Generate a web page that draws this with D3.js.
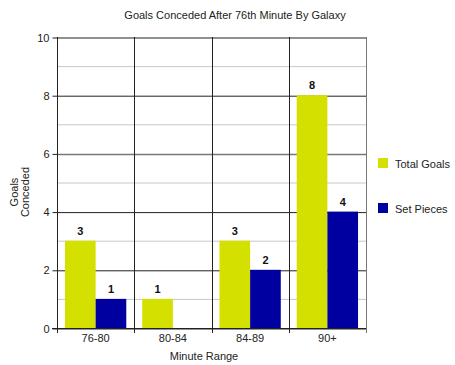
<!DOCTYPE html>
<html>
<head>
<meta charset="utf-8">
<script src="https://cdn.jsdelivr.net/npm/d3@7"></script>
<style>
  body { margin: 0; background: #fff; }
  text { font-family: "Liberation Sans", Arial, sans-serif; }
</style>
</head>
<body>
<div id="chart"></div>
<script>
const categories = ["76-80", "80-84", "84-89", "90+"];
const seriesNames = ["Total Goals", "Set Pieces"];
const totalGoals = [3, 1, 3, 8];
const setPieces = [1, 0, 2, 4];
const yTicks = [0, 2, 4, 6, 8, 10];
const colors = ["#d4e000", "#0000a0"];

const width = 455, height = 365;
const marginTop = 37, marginRight = 89, marginBottom = 37, marginLeft = 57;

const data = [];
categories.forEach((c, i) => {
  data.push({cat: c, series: seriesNames[0], value: totalGoals[i]});
  data.push({cat: c, series: seriesNames[1], value: setPieces[i]});
});

const x = d3.scaleBand(categories, [marginLeft, width - marginRight]);
const xz = d3.scaleBand(seriesNames, [0, x.bandwidth()]).paddingOuter(0.26);
const y = d3.scaleLinear([0, 10], [height - marginBottom, marginTop]);
const color = d3.scaleOrdinal(seriesNames, colors);

const svg = d3.select("#chart").append("svg")
    .attr("width", width)
    .attr("height", height)
    .attr("viewBox", [0, 0, width, height]);

// minor gridlines
svg.append("g")
  .selectAll("line")
  .data([1, 3, 5, 7, 9])
  .join("line")
    .attr("x1", marginLeft).attr("x2", width - marginRight)
    .attr("y1", d => y(d) + 0.5).attr("y2", d => y(d) + 0.5)
    .attr("stroke", "#c8c8c8");

// major gridlines + y axis
svg.append("g")
    .attr("transform", `translate(${marginLeft + 0.5},0.5)`)
    .call(d3.axisLeft(y).tickValues(yTicks).tickSize(5).tickPadding(3))
    .call(g => g.select(".domain").remove())
    .call(g => g.selectAll(".tick line").attr("stroke", "#222"))
    .call(g => g.selectAll(".tick").append("line")
        .attr("x2", width - marginLeft - marginRight)
        .attr("stroke", d => d === 6 ? "#777" : "#222")
        .attr("stroke-width", d => d === 6 ? 1.5 : 1))
    .call(g => g.selectAll(".tick text")
        .attr("font-size", 11).attr("fill", "#222")
        .attr("font-family", "Liberation Sans, Arial, sans-serif"));

// category separators
svg.append("g")
  .selectAll("line")
  .data(categories.concat([null]))
  .join("line")
    .attr("x1", (d, i) => Math.round(i < categories.length ? x(d) : x.range()[1]) + 0.5)
    .attr("x2", (d, i) => Math.round(i < categories.length ? x(d) : x.range()[1]) + 0.5)
    .attr("y1", marginTop)
    .attr("y2", height - marginBottom + 5)
    .attr("stroke", (d, i) => i === categories.length ? "#777" : "#222");

// bars
svg.append("g")
  .selectAll("rect")
  .data(data.filter(d => d.value > 0))
  .join("rect")
    .attr("x", d => x(d.cat) + xz(d.series))
    .attr("y", d => y(d.value))
    .attr("width", xz.bandwidth())
    .attr("height", d => y(0) - y(d.value))
    .attr("fill", d => color(d.series));

// value labels
svg.append("g")
  .selectAll("text")
  .data(data.filter(d => d.value > 0))
  .join("text")
    .attr("x", d => x(d.cat) + xz(d.series) + xz.bandwidth() / 2)
    .attr("y", d => y(d.value) - 6)
    .attr("text-anchor", "middle")
    .attr("font-size", 11)
    .attr("font-weight", "bold")
    .attr("fill", "#111")
    .text(d => d.value);

// x axis baseline
svg.append("line")
    .attr("x1", marginLeft - 5).attr("x2", width - marginRight)
    .attr("y1", y(0) + 0.5).attr("y2", y(0) + 0.5)
    .attr("stroke", "#222");

// x labels
svg.append("g")
  .selectAll("text")
  .data(categories)
  .join("text")
    .attr("x", d => x(d) + x.bandwidth() / 2)
    .attr("y", height - marginBottom + 14)
    .attr("text-anchor", "middle")
    .attr("font-size", 11)
    .attr("fill", "#222")
    .text(d => d);

// titles
svg.append("text")
    .attr("x", 235).attr("y", 19)
    .attr("text-anchor", "middle")
    .attr("font-size", 11)
    .attr("fill", "#222")
    .text("Goals Conceded After 76th Minute By Galaxy");

svg.append("text")
    .attr("x", 204)
    .attr("y", height - 5)
    .attr("text-anchor", "middle")
    .attr("font-size", 11)
    .attr("fill", "#222")
    .text("Minute Range");

svg.append("text")
    .attr("transform", `translate(18,192) rotate(-90)`)
    .attr("text-anchor", "middle")
    .attr("font-size", 11)
    .attr("fill", "#222")
  .selectAll("tspan")
  .data(["Goals", "Conceded"])
  .join("tspan")
    .attr("x", 0)
    .attr("dy", (d, i) => i === 0 ? 0 : 11)
    .text(d => d);

// legend
const legend = svg.append("g")
  .selectAll("g")
  .data(seriesNames)
  .join("g")
    .attr("transform", (d, i) => `translate(378,${158 + i * 45})`);

legend.append("rect")
    .attr("width", 10).attr("height", 10)
    .attr("fill", d => color(d));

legend.append("text")
    .attr("x", 17).attr("y", 9.5)
    .attr("font-size", 11)
    .attr("fill", "#222")
    .text(d => d);
</script>
</body>
</html>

Task goal: Reproduce all of the material exactly, apart from the pictures.

Response to the exercise:
Generate a web page that draws this with D3.js.
<!DOCTYPE html>
<html>
<head>
<meta charset="utf-8">
<script src="https://cdn.jsdelivr.net/npm/d3@7"></script>
<style>
  body { margin: 0; background: #fff; }
  text { font-family: "Liberation Sans", Arial, sans-serif; }
</style>
</head>
<body>
<div id="chart"></div>
<script>
const categories = ["76-80", "80-84", "84-89", "90+"];
const seriesNames = ["Total Goals", "Set Pieces"];
const totalGoals = [3, 1, 3, 8];
const setPieces = [1, 0, 2, 4];
const yTicks = [0, 2, 4, 6, 8, 10];
const colors = ["#d4e000", "#0000a0"];

const width = 455, height = 365;
const marginTop = 37, marginRight = 89, marginBottom = 37, marginLeft = 57;

const data = [];
categories.forEach((c, i) => {
  data.push({cat: c, series: seriesNames[0], value: totalGoals[i]});
  data.push({cat: c, series: seriesNames[1], value: setPieces[i]});
});

const x = d3.scaleBand(categories, [marginLeft, width - marginRight]);
const xz = d3.scaleBand(seriesNames, [0, x.bandwidth()]).paddingOuter(0.26);
const y = d3.scaleLinear([0, 10], [height - marginBottom, marginTop]);
const color = d3.scaleOrdinal(seriesNames, colors);

const svg = d3.select("#chart").append("svg")
    .attr("width", width)
    .attr("height", height)
    .attr("viewBox", [0, 0, width, height]);

// minor gridlines
svg.append("g")
  .selectAll("line")
  .data([1, 3, 5, 7, 9])
  .join("line")
    .attr("x1", marginLeft).attr("x2", width - marginRight)
    .attr("y1", d => y(d) + 0.5).attr("y2", d => y(d) + 0.5)
    .attr("stroke", "#c8c8c8");

// major gridlines + y axis
svg.append("g")
    .attr("transform", `translate(${marginLeft + 0.5},0.5)`)
    .call(d3.axisLeft(y).tickValues(yTicks).tickSize(5).tickPadding(3))
    .call(g => g.select(".domain").remove())
    .call(g => g.selectAll(".tick line").attr("stroke", "#222"))
    .call(g => g.selectAll(".tick").append("line")
        .attr("x2", width - marginLeft - marginRight)
        .attr("stroke", d => d === 6 ? "#777" : "#222")
        .attr("stroke-width", d => d === 6 ? 1.5 : 1))
    .call(g => g.selectAll(".tick text")
        .attr("font-size", 11).attr("fill", "#222")
        .attr("font-family", "Liberation Sans, Arial, sans-serif"));

// category separators
svg.append("g")
  .selectAll("line")
  .data(categories.concat([null]))
  .join("line")
    .attr("x1", (d, i) => Math.round(i < categories.length ? x(d) : x.range()[1]) + 0.5)
    .attr("x2", (d, i) => Math.round(i < categories.length ? x(d) : x.range()[1]) + 0.5)
    .attr("y1", marginTop)
    .attr("y2", height - marginBottom + 5)
    .attr("stroke", (d, i) => i === categories.length ? "#777" : "#222");

// bars
svg.append("g")
  .selectAll("rect")
  .data(data.filter(d => d.value > 0))
  .join("rect")
    .attr("x", d => x(d.cat) + xz(d.series))
    .attr("y", d => y(d.value))
    .attr("width", xz.bandwidth())
    .attr("height", d => y(0) - y(d.value))
    .attr("fill", d => color(d.series));

// value labels
svg.append("g")
  .selectAll("text")
  .data(data.filter(d => d.value > 0))
  .join("text")
    .attr("x", d => x(d.cat) + xz(d.series) + xz.bandwidth() / 2)
    .attr("y", d => y(d.value) - 6)
    .attr("text-anchor", "middle")
    .attr("font-size", 11)
    .attr("font-weight", "bold")
    .attr("fill", "#111")
    .text(d => d.value);

// x axis baseline
svg.append("line")
    .attr("x1", marginLeft - 5).attr("x2", width - marginRight)
    .attr("y1", y(0) + 0.5).attr("y2", y(0) + 0.5)
    .attr("stroke", "#222");

// x labels
svg.append("g")
  .selectAll("text")
  .data(categories)
  .join("text")
    .attr("x", d => x(d) + x.bandwidth() / 2)
    .attr("y", height - marginBottom + 14)
    .attr("text-anchor", "middle")
    .attr("font-size", 11)
    .attr("fill", "#222")
    .text(d => d);

// titles
svg.append("text")
    .attr("x", 235).attr("y", 19)
    .attr("text-anchor", "middle")
    .attr("font-size", 11)
    .attr("fill", "#222")
    .text("Goals Conceded After 76th Minute By Galaxy");

svg.append("text")
    .attr("x", 204)
    .attr("y", height - 5)
    .attr("text-anchor", "middle")
    .attr("font-size", 11)
    .attr("fill", "#222")
    .text("Minute Range");

svg.append("text")
    .attr("transform", `translate(18,192) rotate(-90)`)
    .attr("text-anchor", "middle")
    .attr("font-size", 11)
    .attr("fill", "#222")
  .selectAll("tspan")
  .data(["Goals", "Conceded"])
  .join("tspan")
    .attr("x", 0)
    .attr("dy", (d, i) => i === 0 ? 0 : 11)
    .text(d => d);

// legend
const legend = svg.append("g")
  .selectAll("g")
  .data(seriesNames)
  .join("g")
    .attr("transform", (d, i) => `translate(378,${158 + i * 45})`);

legend.append("rect")
    .attr("width", 10).attr("height", 10)
    .attr("fill", d => color(d));

legend.append("text")
    .attr("x", 17).attr("y", 9.5)
    .attr("font-size", 11)
    .attr("fill", "#222")
    .text(d => d);
</script>
</body>
</html>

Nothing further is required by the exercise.